One way to talk about sin is to emphasize God’s absolute holiness. Jesus raised the standard of righteousness to absolute perfection in deed and in thought. That is, of course, impossible for us. It is why we need saving.

Joh 8:11  She said, “No one, Lord.” And Jesus said to her, “Neither do I condemn you; go and sin no more.”

There are a few translations that say, “No man, Lord.” No mere “man” condemns sinners. We are sinners because we fall short of the glory of our thrice-holy God. It is in that fallen condition, that hellish, hopeless state, that you are drawn to “the Lord.” He is a man, like you, but more than a man. He is God in human flesh. He is the unique God-man. He did not come to condemn you, but to save you.

While we are marveling at how much the Bible can say in so few words, we read, “Go, and sin no more.”

Jesus telling her to stop sinning indicates what she had done was sin. Biblical marriage remains in effect regardless what our surrounding culture collapses into.
Telling her to stop sinning was a call for her to repent.
She could turn to God from sin and find in her relationship with Jesus the freedom from continuing in sin.

Think about that. Jesus told her she could be free from sin. She could overcome sexual sin. He told her this before God the Holy Spirit was given to indwell us. How much more can we experience freedom from sin with God the Holy Spirit in us.

Her ordeal was far from over. Forgiven by God, severe consequences awaited her:

Betrothed or married, she would face the possibility of divorce.

She would be shunned in her community.

On top of that, she would be persecuted for believing Jesus.

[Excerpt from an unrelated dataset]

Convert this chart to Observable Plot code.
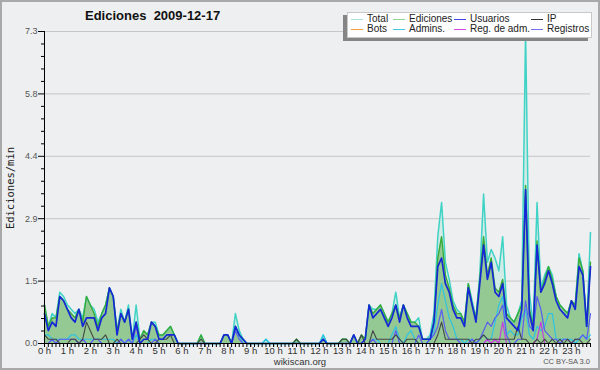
<!DOCTYPE html>
<html><head><meta charset="utf-8">
<script src="https://cdn.jsdelivr.net/npm/d3@7"></script>
<script src="https://cdn.jsdelivr.net/npm/@observablehq/plot@0.6"></script>
<style>
body{margin:0;background:#fff}
#wrap{position:relative;width:600px;height:370px;background:#eeeff0;overflow:hidden;font-family:"Liberation Sans",Arial,sans-serif}
#frame{position:absolute;left:0;top:0;width:596px;height:366px;border:2px solid #a9a9a9;pointer-events:none}
#chart{position:absolute;left:0;top:0}
#title{position:absolute;left:85px;top:8px;font-weight:bold;font-size:13px;color:#111;white-space:pre}
#ylab{position:absolute;left:10px;top:188px;transform:translate(-50%,-50%) rotate(-90deg);font-family:"DejaVu Sans Mono",monospace;font-size:10.5px;color:#222;white-space:nowrap}
#site{position:absolute;left:300px;top:357px;transform:translateX(-50%);font-size:9.5px;line-height:10px;color:#333}
#lic{position:absolute;right:10px;top:358px;font-size:7.5px;line-height:8px;color:#555}
#shadow{position:absolute;left:343px;top:15px;width:245px;height:26px;background:#858585}
#legend{position:absolute;left:347px;top:12px;width:243px;height:24px;background:#fff;border:1px solid #c8c8c8}
.li{position:absolute;font-size:10px;color:#222;white-space:nowrap;line-height:10px}
.sw{position:absolute;height:1px;width:12px}
</style></head>
<body>
<div id="wrap">
  <div id="chart"></div>
  <div id="title">Ediciones  2009-12-17</div>
  <div id="ylab">Ediciones/min</div>
  <div id="site">wikiscan.org</div>
  <div id="lic">CC BY-SA 3.0</div>
  <div id="shadow"></div>
  <div id="legend"></div>
  <div id="frame"></div>
</div>
<script>
// 10-minute samples, 0:00 .. 23:50 (edits per minute)
const total = [
0.9,0.4,0.7,0.6,1.2,1.1,0.9,0.8,0.7,0.8,0.6,1.1,
0.9,0.8,0.5,0.7,0.9,1.3,1.1,0.3,0.8,0.5,0.9,0.1,
0.9,0.1,0.3,0.2,0.5,0.5,0.2,0.2,0.3,0.4,0.2,0,
0,0,0,0,0,0.2,0,0,0,0,0,0.2,
0.2,0,0.7,0.3,0.1,0,0,0,0,0,0.1,0,
0,0,0,0,0,0,0.1,0,0,0,0,0,
0,0.2,0,0,0,0,0.1,0.1,0,0.2,0,0.2,
0.1,0.9,0.8,0.8,0.9,0.7,0.5,0.7,1.2,0.6,0.9,0.7,
0.5,0.5,0.6,0.1,0.1,0.2,0.7,2.5,3.3,1.9,1.5,1.0,
0.8,0.7,0.5,1.4,1.0,0.6,1.6,3.5,1.9,2.2,2.0,1.7,
2.5,0.9,0.6,0.5,0.7,1.0,7.3,1.2,0.4,3.3,1.3,1.6,
1.8,1.6,1.1,0.9,0.8,0.7,1.0,0.9,2.1,1.7,0.4,2.6];
const ediciones = [
0.9,0.4,0.6,0.6,1.1,1.0,0.8,0.7,0.6,0.8,0.5,1.1,
0.9,0.7,0.4,0.7,0.9,1.3,1.1,0.3,0.7,0.5,0.8,0.1,
0.5,0.1,0.3,0.2,0.5,0.4,0.2,0.2,0.3,0.4,0.2,0,
0,0,0,0,0,0.2,0,0,0,0,0,0.2,
0.2,0,0.4,0.2,0.1,0,0,0,0,0,0,0,
0,0,0,0,0,0,0.1,0,0,0,0,0,
0,0.1,0,0,0,0,0.1,0.1,0,0.2,0,0.2,
0.1,0.9,0.7,0.8,0.9,0.7,0.5,0.7,0.9,0.6,0.9,0.7,
0.5,0.5,0.4,0.1,0.1,0.1,0.5,2.0,2.5,1.6,1.3,0.9,
0.7,0.7,0.5,1.4,0.9,0.6,1.5,2.5,1.6,2.0,1.3,1.2,
1.5,0.7,0.6,0.5,0.7,0.9,3.7,0.8,0.4,2.4,1.2,1.5,
1.8,1.5,1.1,0.9,0.8,0.7,1.0,0.9,2.0,1.7,0.4,1.9];
const usuarios = [
0.7,0.3,0.5,0.4,1.1,1.0,0.8,0.6,0.5,0.8,0.4,0.6,
0.6,0.6,0.3,0.6,0.7,1.3,1.1,0.2,0.7,0.5,0.8,0.1,
0.5,0,0.1,0.1,0.5,0.4,0.1,0.1,0.2,0.2,0.2,0,
0,0,0,0,0,0,0,0,0,0,0,0.2,
0.2,0,0.4,0.2,0.1,0,0,0,0,0,0,0,
0,0,0,0,0,0,0,0,0,0,0,0,
0,0.1,0,0,0,0,0,0,0,0.2,0,0,
0.1,0.9,0.6,0.7,0.8,0.6,0.4,0.6,0.9,0.5,0.9,0.6,
0.4,0.4,0.4,0.1,0.1,0.1,0.5,1.8,2.0,1.4,1.2,0.8,
0.6,0.6,0.4,1.3,0.9,0.5,1.4,2.3,1.5,1.9,1.2,1.1,
1.4,0.6,0.5,0.4,0.3,0.8,3.6,0.7,0.3,2.3,1.2,1.4,
1.7,1.4,1.0,0.8,0.7,0.6,1.0,0.8,1.8,1.6,0.4,1.8];
const ip = [
0.2,0.1,0.1,0.1,0,0,0,0.1,0.1,0,0.1,0.5,
0.3,0.1,0.1,0.1,0.2,0,0,0.1,0,0,0,0,
0,0.1,0.2,0.1,0,0,0.1,0.1,0.1,0.2,0,0,
0,0,0,0,0,0.1,0,0,0,0,0,0,
0,0,0,0,0,0,0,0,0,0,0,0,
0,0,0,0,0,0,0.1,0,0,0,0,0,
0,0,0,0,0,0,0.1,0.1,0,0,0,0.2,
0,0,0.3,0.1,0.1,0.1,0.1,0.1,0.2,0.1,0,0.1,
0.1,0.1,0,0,0,0,0,0.2,0.5,0.1,0.1,0.1,
0.1,0.1,0.1,0.1,0,0.1,0.1,0.2,0.1,0.1,0.1,0.1,
0.1,0.1,0.1,0.1,0.4,0.1,0.1,0,0,0.1,0,0.1,
0,0.1,0,0.1,0,0.1,0,0.1,0.1,0,0,0.1];
const admins = [
0.2,0.2,0.1,0.1,0.1,0.1,0.1,0.2,0.2,0.1,0.1,0.1,
0.1,0.1,0.1,0.1,0.1,0.1,0.1,0,0.1,0,0.1,0,
0.2,0,0,0,0.1,0.1,0,0,0,0,0,0,
0,0,0,0,0,0,0,0,0,0,0,0,
0,0,0.4,0.2,0,0,0,0,0,0,0.1,0,
0,0,0,0,0,0,0,0,0,0,0,0,
0,0.2,0,0,0,0,0,0,0,0,0,0,
0,0,0.1,0.1,0,0,0,0.2,0.4,0.1,0,0.2,
0.3,0.1,0,0,0,0.1,0.3,0.9,1.4,1.0,0.6,0.4,
0.1,0.1,0,0.1,0.1,0,0.1,0.2,0.1,0.1,0.5,0.9,
1.1,0.2,0.3,0.2,0.2,0.6,0.8,0.2,0.1,0.4,0.3,0.4,
0.7,0.7,0.1,0.1,0.1,0.1,0.1,0,0.1,0.2,0.1,0.2];
const registros = [
0,0,0.1,0,0.1,0.1,0.1,0.1,0.1,0,0.1,0,
0,0.1,0.1,0,0,0,0,0,0.1,0,0.1,0,
0.4,0,0,0,0,0.1,0,0,0,0,0,0,
0,0,0,0,0,0,0,0,0,0,0,0,
0,0,0.3,0.1,0,0,0,0,0,0,0,0,
0,0,0,0,0,0,0,0,0,0,0,0,
0,0,0,0,0,0,0,0,0,0,0,0,
0,0,0.1,0,0,0,0,0,0.3,0,0,0,
0,0,0.2,0,0,0.1,0.2,0.4,0.8,0.3,0.1,0.1,
0.1,0,0,0,0.1,0,0.1,0.3,0.5,0.4,0.6,0.7,
0.9,0.2,0,0,0.1,0.1,1.0,0.4,0.3,1.1,0.8,0.3,
0.2,0.1,0.1,0,0.1,0.1,0,0.1,0.1,0.2,0.1,0.7];
const regAdm = [
0,0,0,0,0,0,0,0,0,0,0,0,
0,0,0,0,0,0,0,0,0,0,0,0,
0,0,0,0,0,0,0,0,0,0,0,0,
0,0,0,0,0,0,0,0,0,0,0,0,
0,0,0,0,0,0,0,0,0,0,0,0,
0,0,0,0,0,0,0,0,0,0,0,0,
0,0,0,0,0,0,0,0,0,0,0,0,
0,0,0,0,0,0,0,0,0,0,0,0,
0,0,0,0,0,0,0,0,0,0,0,0,
0,0,0,0,0,0,0,0,0.1,0,0.1,0,
0.5,0,0,0,0,0,0,0,0,0.1,0.5,0,
0,0,0,0,0,0,0,0,0,0,0,0];

const yMajor = [0, 1.46, 2.92, 4.38, 5.84, 7.3];
const yLabels = ["0.0","1.5","2.9","4.4","5.8","7.3"];
const hourLabels = ["0 h","1 h","2 h","3 h","4 h","5 h","6 h","7 h","8 h","9 h","10 h","11 h",
  "12 h","13 h","14 h","15 h","16 h","17 h","18 h","19 h","20 h","21 h","22 h","23 h"];
const legendNames = ["Total","Ediciones","Usuarios","IP","Bots","Admins.","Reg. de adm.","Registros"];
const legendColors = ["#a6e3e0","#8fd48f","#4343e6","#333333","#f5a040","#44cbe2","#d448e4","#7373f2"];

const rows = total.map((t, i) => ({
  h: i / 6, total: t, ediciones: ediciones[i], usuarios: usuarios[i], ip: ip[i],
  admins: admins[i], registros: registros[i], regAdm: regAdm[i]
}));
const hours = hourLabels.map((_, i) => i);
const xMinor = total.map((_, i) => i / 6);
const yMinor = [];
for (let k = 0; k < yMajor.length - 1; k++)
  for (let j = 1; j < 5; j++) yMinor.push(yMajor[k] + (yMajor[k + 1] - yMajor[k]) * j / 5);

const line = (y, stroke, w) => Plot.lineY(rows, {x: "h", y, stroke, strokeWidth: w});

const chart = Plot.plot({
  width: 600, height: 370,
  marginLeft: 44, marginRight: 10, marginTop: 31, marginBottom: 27,
  style: {background: "transparent", overflow: "visible", fontFamily: "Liberation Sans, Arial, sans-serif"},
  x: {domain: [0, 143 / 6], axis: null, label: null},
  y: {domain: [0, 7.3], axis: null, label: null},
  marks: [
    Plot.ruleY(yMajor.slice(1), {stroke: "#c6c6c6", strokeWidth: 1}),
    Plot.areaY(rows, {x: "h", y: "total", fill: "#d3ebe6"}),
    Plot.areaY(rows, {x: "h", y: "ediciones", fill: "#94c994"}),
    line("total", "#3fd3c6", 1.5),
    line("ediciones", "#38ab38", 1.4),
    line("admins", "#2ec3e2", 1.2),
    line("registros", "#5a5cf2", 1.2),
    line("regAdm", "#c33ee0", 1.2),
    line("ip", "#454545", 1.1),
    line("usuarios", "#1428d6", 1.7),
    Plot.ruleY([0], {stroke: "#000"}),
    Plot.ruleX([0], {stroke: "#000"}),
    Plot.axisY({ticks: yMinor, tickSize: 3, tickFormat: () => "", label: null, stroke: "#000"}),
    Plot.axisY({ticks: yMajor, tickSize: 6, tickPadding: 1, label: null, stroke: "#000", fill: "#555",
      fontSize: 9, tickFormat: d => yLabels[yMajor.indexOf(d)]}),
    Plot.axisX({ticks: xMinor, tickSize: 4, tickFormat: () => "", label: null, stroke: "#000"}),
    Plot.axisX({ticks: hours, tickSize: 4, tickPadding: 0, label: null, stroke: "#000", fill: "#333",
      fontSize: 9.5, tickFormat: d => hourLabels[d]})
  ]
});
document.getElementById("chart").append(chart);

// legend
const lg = document.getElementById("legend");
const colX = [3, 45, 106, 183];
legendNames.forEach((name, i) => {
  const col = i % 4, row = Math.floor(i / 4);
  const sw = document.createElement("div");
  sw.className = "sw";
  sw.style.left = colX[col] + "px";
  sw.style.top = (row === 0 ? 6 : 16) + "px";
  sw.style.background = legendColors[i];
  const t = document.createElement("div");
  t.className = "li";
  t.textContent = name;
  t.style.left = (colX[col] + 16) + "px";
  t.style.top = (row === 0 ? 1 : 11) + "px";
  lg.append(sw, t);
});
</script>
</body></html>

Hey there, lonely girl, is how we must take our leave of her. Notwithstanding that there is a typically false Roman Catholic tradition that she was none other than Mary Magdalene, we know nothing about her after she met Jesus and went to sin no more.

I asked the question, “Do you believe that ‘He who has begun a good work in you will complete it until the day of Jesus Christ’ ”?

The answer is, “Yes,” and that means we can confidently say the woman caught in adultery was saved.

If that doesn’t convince you, consider this. Would Jesus tell a nonbeliever, “Go and sin no more?” No.

Our friends at gotquestions.org go so far as to say the following: “It goes without saying that the woman caught in adultery did not return to her infidelity.
She had met Jesus. She would not be perfect. No one is. But she was forever changed.”

Go, and sin no more,” is a good summary of what we call sanctification. Salvation is a three-step promise:

When you believe Jesus, you are saved.
Everyday thereafter God is working in you to conform you into the image of Jesus. This is your sanctification.
The process is completed when you are resurrected or raptured, which is called being glorified. You will have a heavenly body incapable of sin.

“Go, and sin no more,” is your daily word from the Lord, along with the enabling to obey it that comes from yielding to the indwelling God the Holy Spirit.

You won’t be sinless until you are glorified. But you can sin less in obedience to the Spirit. Bonhoeffer said, “Being a Christian is less about cautiously avoiding sin than about courageously and actively doing God’s will.”

One final question: Are you caught in some sin?

If not a believer, come to Jesus, then “Go, and sin no more.”
If a believer, “Go, and sin no more.”